Step 2: Configure Authentication

Choose one of the following authentication methods.

No additional environment variables are required. AvonAI automatically authenticates using the managed identity assigned to the host VM or container.

Requirements:

  • The managed identity must have the Storage Blob Data Reader role (or equivalent) on the target container.
  • The identity must be assigned to the compute resource running AvonAI (e.g., Azure VM, Azure Container Instance, or AKS pod).

Option 2: Service Principal

Use an Entra ID (Azure AD) app registration to authenticate.

VariableDescription
AZURE_CLIENT_IDThe Application (client) ID of your Entra ID app registration.
AZURE_CLIENT_SECRETThe client secret associated with your app registration.
AZURE_TENANT_IDYour Entra ID (Azure AD) tenant ID.
AZURE_CLIENT_ID="<your-client-id>"
AZURE_CLIENT_SECRET="<your-client-secret>"
AZURE_TENANT_ID="<your-azure-ad-tenant-id>"

Requirements:

  • The service principal must have the Storage Blob Data Reader role on the target container.

Option 3: Storage Account Key

Use a storage account access key for authentication.

VariableDescription
AZURE_STORAGE_ACCOUNT_KEYA storage account access key.
AZURE_STORAGE_ACCOUNT_KEY="<your-account-key>"
caution

Storage account keys grant full access to all data in the storage account. For production environments, consider using Managed Identity or a Service Principal with scoped permissions instead.

Frequently Asked Questions

Do I need to provide a full Azure Storage URL?

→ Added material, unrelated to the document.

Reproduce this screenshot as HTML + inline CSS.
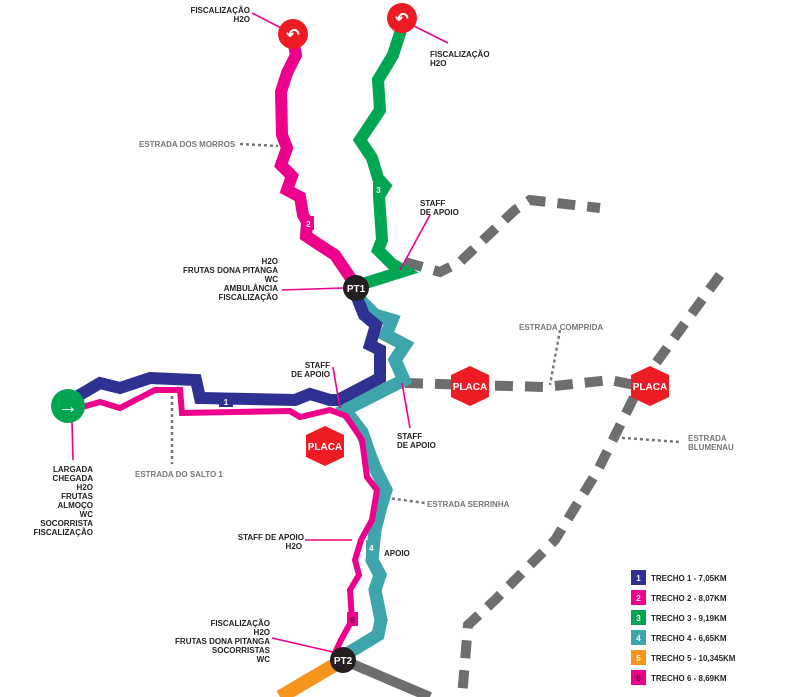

No. AvonAI only requires three identifiers to locate your data:

IdentifierDescription
Storage accountThe name of your Azure Storage account.
ContainerThe blob container that holds your conversation data.
PathThe path (prefix) within the container where conversation files are stored.

URL schemes such as abfss:// and endpoint suffixes such as .dfs.core.windows.net are internal driver-level details. AvonAI handles the connection protocol internally, so these do not need to be provided.

Example — extracting identifiers from a full URL:

Given the following Azure Storage URL:

abfss://my-container@myaccount.dfs.core.windows.net/data/conversations

The three identifiers are:

IdentifierValueExtracted from
Storage accountmyaccountmyaccount.dfs.core.windows.net
Containermy-containerabfss://my-container@...
Path/data/conversationsThe path after the endpoint

Notes

  • Files are automatically discovered and processed on a recurring schedule.
  • Supported formats: JSON, JSONL, ZIP, TAR.GZ.
  • AvonAI does not delete or modify files in your Azure Blob container.